2002. It is not known whether the painted tree line veered away from the actual

section line from the beginning, around 1948, or whether the various tree painters

caused the painted tree line to move over time.

The current litigation involves a property dispute for possession, not

ownership, of this triangular-shaped piece or portion of land located entirely in

Section 16 along its eastern boundary. The dispute arose in 2002, around the time

that Martin Lumber sold the land in Section 16, including the triangular-shaped

portion, to the defendants, Mr. and Mrs. Glenn Edward Belgard. The Belgards had 2 the land surveyed and subsequently recorded their act of sale on November 27, 2002,

thereby allegedly disturbing the peaceful possession of the triangular-shaped piece

of land by the plaintiffs, Teresa and Leslie Allen, and Teresa’s aunt, Estelle Ryder.

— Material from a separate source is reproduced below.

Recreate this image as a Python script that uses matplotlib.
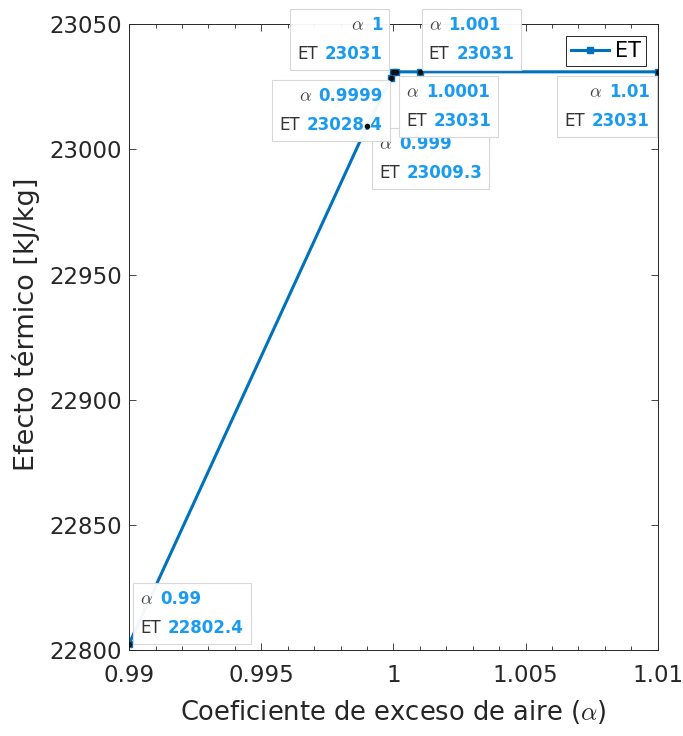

Teresa Allen allegedly owns seven tenths (.7) of an acre, and Estelle Ryder allegedly

owns 13.2 acres of land in the neighboring Section 11. Because the Belgards’

surveyor had cleared a strip of land before the Belgards finalized and recorded their

purchase on November 27, 2002, all parties were aware of or anticipated an ensuing

dispute, and Martin Lumber specifically excluded the triangular-shaped piece of land

from the warranty of title that it executed in favor of the Belgards at the time of sale.

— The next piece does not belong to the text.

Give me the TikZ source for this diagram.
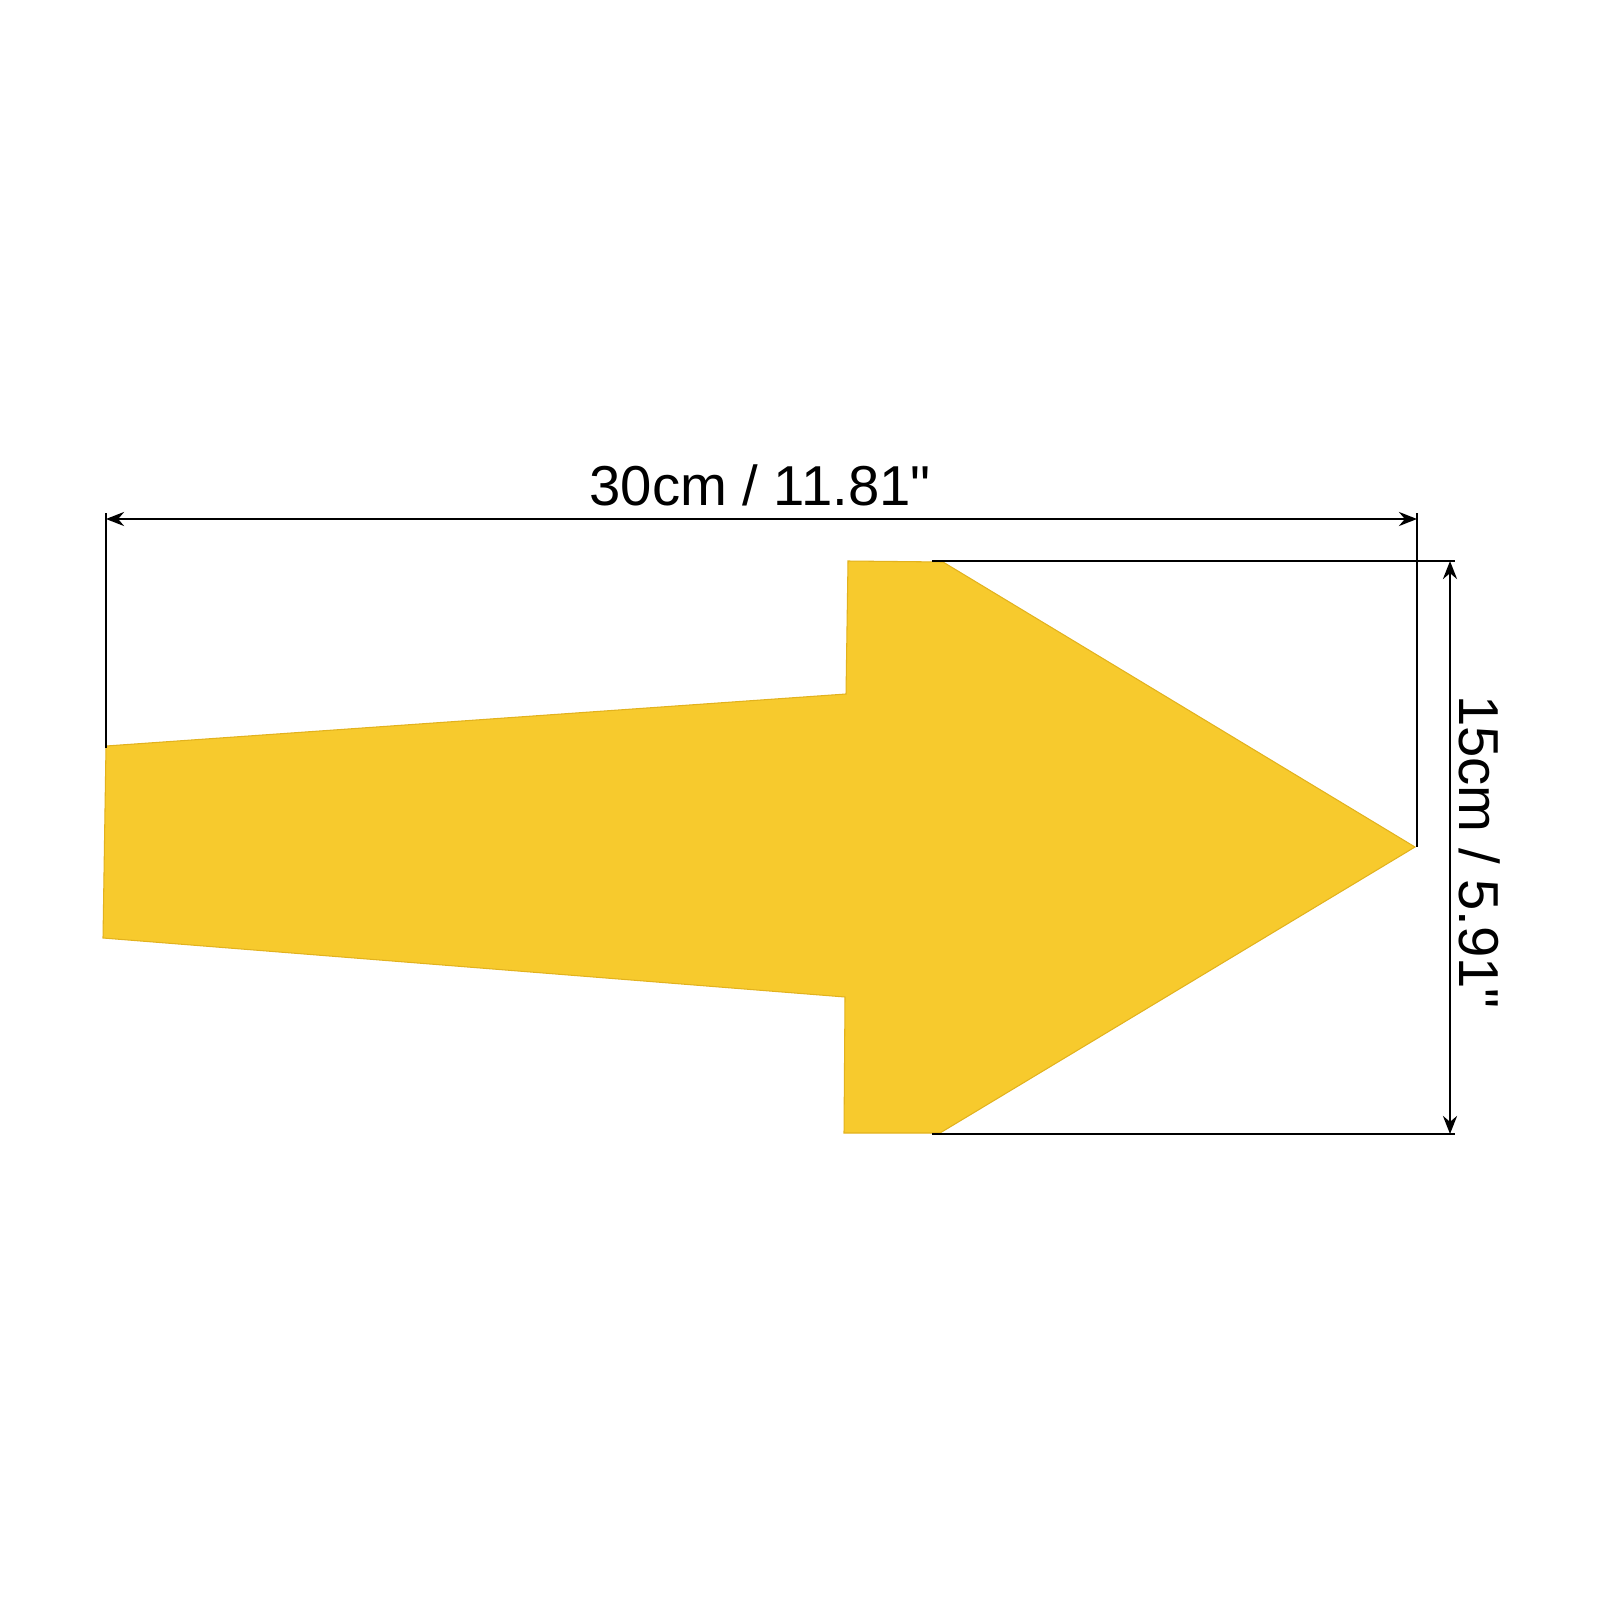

Hence, Martin Lumber is not a party to this suit.

Conceptually, and more specifically, the land at issue in Section 16

resembles an elongated, inverted triangle. This inverted triangle of land, believed to

contain around eight acres of land, is bordered on the north by Lee Bridge Road, on

the east by the invisible common boundary line between Section 16 and Section 11,

and on the west by the widely spaced line of yellow-painted trees. Lee Bridge Road

runs more or less diagonally in a southeasterly direction through Section 16 and

Section 11. The inverted triangle of land at issue in Section 16 has approximately

217 feet frontage on Lee Bridge Road, running diagonally west to east, and possibly

1400 feet frontage on the common section line, running diagonally north to south.

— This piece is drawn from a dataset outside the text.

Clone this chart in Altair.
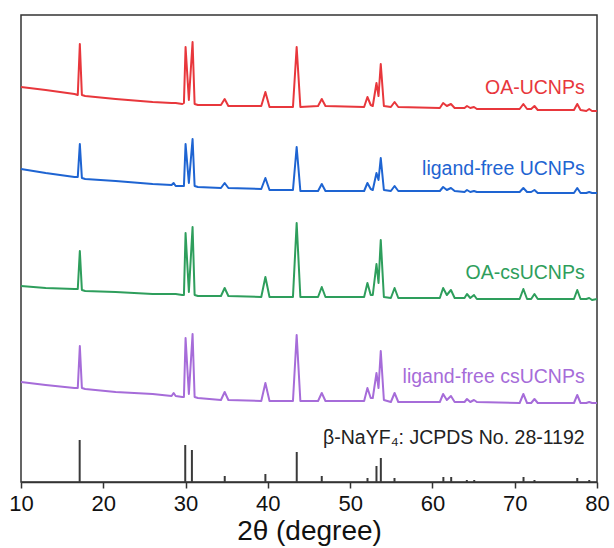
import altair as alt
import pandas as pd

# ---- data (intensity in arbitrary units, curves already offset) ----
two_theta = [10, 13, 16.5, 16.9, 17.15, 17.4, 17.8, 21.5, 26, 28.3, 28.55, 28.8, 29.6, 29.8,
             30.0, 30.4, 30.85, 31.1, 31.5, 34.3, 34.75, 35.2, 39.2, 39.7, 40.2, 43.05, 43.5,
             43.95, 46.1, 46.55, 47.0, 51.7, 52.1, 52.5, 52.75, 53.2, 53.45, 53.72, 54.1, 54.95,
             55.4, 55.85, 60.9, 61.3, 61.75, 62.25, 62.7, 63.9, 64.2, 64.6, 65.05, 65.4, 70.6,
             71.05, 71.5, 72.0, 72.4, 72.8, 77.2, 77.6, 78.0, 78.7, 79.05, 79.4, 80]

oa_ucnps = [395, 392, 388, 387, 438, 387, 386, 383, 380, 379, 379, 379, 378, 379,
            435, 382, 440, 378, 377, 377, 383, 376, 376, 390, 375, 375, 435,
            375, 376, 383, 376, 375, 385, 377, 376, 399, 386, 418, 376, 375,
            380, 375, 374, 379, 376, 378, 374, 374, 376, 374, 375, 373, 373,
            378, 373, 373, 376, 372, 372, 378, 372, 371, 373, 371, 371]

lf_ucnps = [313, 309, 305, 305, 338, 304, 303, 301, 298, 297, 299, 296, 296, 296,
            338, 299, 343, 296, 295, 294, 299, 294, 293, 304, 292, 292, 335,
            291, 291, 298, 291, 291, 299, 293, 292, 309, 302, 324, 292, 291,
            296, 291, 291, 295, 292, 294, 291, 290, 292, 290, 291, 290, 290,
            294, 290, 290, 292, 289, 289, 294, 289, 289, 290, 289, 289]

oa_csucnps = [196, 194, 193, 193, 231, 192, 191, 190, 188, 188, 188, 188, 187, 187,
              249, 190, 255, 187, 186, 186, 194, 186, 185, 205, 185, 185, 259,
              185, 185, 195, 185, 185, 199, 187, 187, 218, 199, 242, 185, 184,
              194, 184, 184, 194, 187, 192, 184, 184, 188, 184, 187, 183, 183,
              193, 183, 183, 188, 183, 183, 192, 183, 183, 184, 182, 183]

lf_csucnps = [100, 97, 94, 94, 136, 94, 93, 90, 88, 86, 89, 86, 85, 85,
              144, 88, 148, 85, 84, 82, 90, 82, 81, 99, 81, 81, 147,
              81, 81, 89, 81, 81, 94, 84, 84, 109, 94, 131, 82, 80,
              89, 80, 80, 88, 82, 86, 80, 80, 83, 80, 82, 80, 79,
              88, 79, 79, 83, 79, 79, 87, 79, 79, 80, 79, 79]

series_names = ["OA-UCNPs", "ligand-free UCNPs", "OA-csUCNPs", "ligand-free csUCNPs"]
series_colors = ["#E8373C", "#1E64D2", "#2E9E5C", "#A66CD9"]

# reference pattern (beta-NaYF4, JCPDS 28-1192)
ref_pos = [17.13, 29.96, 30.77, 34.76, 39.7, 43.51, 46.55, 52.11, 53.2, 53.73, 55.39,
           61.33, 62.28, 64.18, 65.08, 71.07, 72.4, 77.6, 79.06]
ref_int = [42, 37, 32, 6, 8, 30, 6, 4, 16, 24, 4, 5, 5, 2, 2, 5, 2, 4, 2]

ref_label = "β-NaYF₄: JCPDS No. 28-1192"
ref_color = "#222222"
label_x = 78.5
label_y = [394, 313, 209, 105]
ref_label_y = 44

# ---- tables ----
rows = []
for name, ys in zip(series_names, [oa_ucnps, lf_ucnps, oa_csucnps, lf_csucnps]):
    for t, v in zip(two_theta, ys):
        rows.append({"theta": t, "intensity": v, "series": name})
df = pd.DataFrame(rows)

ref_df = pd.DataFrame({"pos": ref_pos, "top": ref_int, "base": [0] * len(ref_pos)})

lab_df = pd.DataFrame({
    "x": [label_x] * 5,
    "y": label_y + [ref_label_y],
    "series": series_names + [ref_label],
})

FONT = "Liberation Sans"
x_scale = alt.Scale(domain=[10, 80], nice=False)
y_scale = alt.Scale(domain=[0, 467], nice=False, zero=False)
c_scale = alt.Scale(domain=series_names + [ref_label], range=series_colors + [ref_color])

x_axis = alt.Axis(values=[10, 20, 30, 40, 50, 60, 70, 80], title="2θ (degree)", grid=False,
                  format="d", labelFlush=False, labelOverlap=False)

lines = alt.Chart(df).mark_line(strokeWidth=2, strokeJoin="round").encode(
    x=alt.X("theta:Q", scale=x_scale, axis=x_axis),
    y=alt.Y("intensity:Q", scale=y_scale, axis=None),
    color=alt.Color("series:N", scale=c_scale, legend=None),
)

sticks = alt.Chart(ref_df).mark_rule(color="#3a3a3a", strokeWidth=2).encode(
    x=alt.X("pos:Q"),
    y=alt.Y("base:Q"),
    y2="top:Q",
)

labels = alt.Chart(lab_df).mark_text(align="right", baseline="middle", fontSize=19.5,
                                      font=FONT).encode(
    x=alt.X("x:Q"),
    y=alt.Y("y:Q"),
    text="series:N",
    color=alt.Color("series:N", scale=c_scale, legend=None),
)

chart = alt.layer(lines, sticks, labels).properties(
    width=576, height=467,
    autosize=alt.AutoSizeParams(type="none"),
    padding={"left": 21, "top": 15, "right": 17, "bottom": 66},
).configure_view(
    stroke="#333333", strokeWidth=1.5
).configure_axis(
    domainColor="#333333", domainWidth=1.5, tickColor="#333333", tickWidth=1.5, tickSize=6,
    labelFont=FONT, labelFontSize=22, labelColor="#111111", labelPadding=5,
    titleFont=FONT, titleFontSize=28, titleFontWeight="normal", titleColor="#111111",
    titlePadding=3,
)

chart.save("out.html", embed_options={"renderer": "svg", "actions": False})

The longest leg of the inverted triangle is the tree line, for which we have no

measurement. The southern tip of the triangle extends almost to the southern section

line of Section 16, also known as the northern boundary line of Section 27, which lies

directly beneath Section 16.

According to the testimony of John Michael Dunn, who has been the

District Forest Manager for Martin Lumber since 1976, Martin Lumber had leased the

entire Section 16 property, all the way to the eastern boundary line of Section 16, to 3 the Holloway Hunting Club, and Martin Lumber conducted no lumbering or other

activity on the land except to re-paint the trees approximately every three to five

years. Mr. Dunn testified that the trees were most recently painted in 2001, and again

accidently in 2004 because the contracted painter was unaware that the property had

been sold to the Belgards. The plaintiffs, Teresa and Leslie Allen, were members of

the hunting club but did not sign the lease. It is not known whether the hunting club

members hunted to the tree line or beyond the tree line and into the triangle.

However, the hunting club lease extended all the way eastward to the common

boundary between Section 16 and Section 11.2 When Martin Lumber sold the land,

including the triangle, to the Belgards, it essentially gave credit back to the hunting

club for the acreage that it sold to the Belgards.